Minutes after the results were tallied on the amendment’s roll call
vote last week, Republican Senate candidates in the South and West sent out
angry statements through the NRSC proclaiming the end of marriage should Democrats
take control of Congress.
Local gay activist Michael Rogers, who has led the effort to out gays working
for conservative politicians, has compared Timmons to the late Roy Cohn, the
high-profile gay attorney who started his career as an aide to former anti-communist
Senator Joseph McCarthy.
“What this community is saying is that we will no longer tolerate the
Roy Cohns of the world,” Rogers said. “We’re talking about
gay men working for homophobes in the day, raising money for them and advocating
their policies, and then going to the bars at night. Jay Timmons is a Roy Cohn.”
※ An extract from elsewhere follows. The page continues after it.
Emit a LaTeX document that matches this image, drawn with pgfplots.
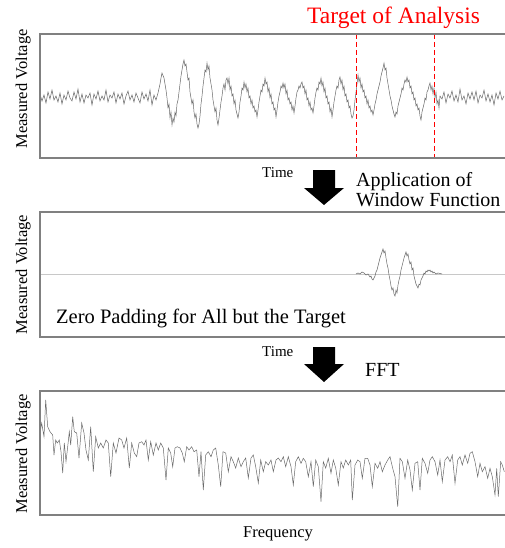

Allen, Timmons’ political mentor, scored a 14 on the Human Rights Campaign
scorecard for the 107th Congress, credited only with establishing a written
non-discrimination policy for his own staff.
Timmons, who also sits at the helm of the Republican Presidential Task Force,
last spring attended a Heritage Foundation reception for a group of students
from Regent University, a Christian graduate school founded by Pat Robertson.
Alongside anti-gay Sen. James Inhofe (R-Oklahoma) and Rep. Marilyn Musgrave
(R-Colo.), the author of the FMA, Timmons gave a detailed presentation on the
most contentious Senate races in the country and the NRSC’s strategy
for winning them.
An instrumental figure in Allen’s career since his 2000 bid for Senate,
Timmons has served as Allen’s campaign manager, spokesperson, chief of
staff and now his representative at the NRSC.
Some say, in an extended olive branch to Virginia gay residents, Timmons arranged
the then-Senatorial candidate’s 2000 controversial meeting with the Log
Cabin Republican Club of Northern Virginia, in which he promised to “keep
an open door toward their concerns.”
But that move didn’t give Timmons amnesty from the activists’ current
campaign, said John Aravosis, who along with Rogers is heading up the effort
to out gays they believe are working against the interests of gay people.
“Even if [Timmons] didn’t truly believe in all of the committee’s
stances, he can’t just get by with a nudge, nudge and a wink, wink, anymore,” said
Aravosis, who is himself a former staff attorney himself for anti-gay Sen.
Ted Stevens (R-Alaska).
What started as a personal battle against the Federal Marriage Amendment on
Capitol Hill has now developed into an indefinite crusade to “expose
more homophobes inside the gay community,” Rogers said this week.
Rogers and Aravosis have been using their Web sites to out closeted members
of Congress who support the FMA and their gay staff members.
On his Web site this week, Rogers called on supporters to follow his lead
on these outings.
“If you are like me, you’re probably wondering: How, in America,
in 2004, can an openly gay man live with himself while he works to elect those
that would ensure second-class citizenship upon his own community?” Rogers
wrote.
He then urged others to call Timmons’ office.
“Now some of you might find this impossible to believe, but pick up
the phone and call him, just like I did.”
With that entreaty, Rogers launched a slightly altered, and considerably more
aggressive approach in his campaign to “highlight” the sexual orientations
of gay staffers who work for anti-gay legislators.
Rogers, who discussed the outing phenomemon Tuesday night in an appearance
on “The O’Reilly Factor” with conservative Fox News host
Bill O’Reilly, asserted that the campaign he spearheaded “has accomplished
100 times more than we set out to do.”
His next step, he said, will be to monitor and reveal the actions of straight
pro-family politicians, backing “pro-family” platforms, but not
personally abiding by them.
“I believe that every bit of activism counts,” Rogers said.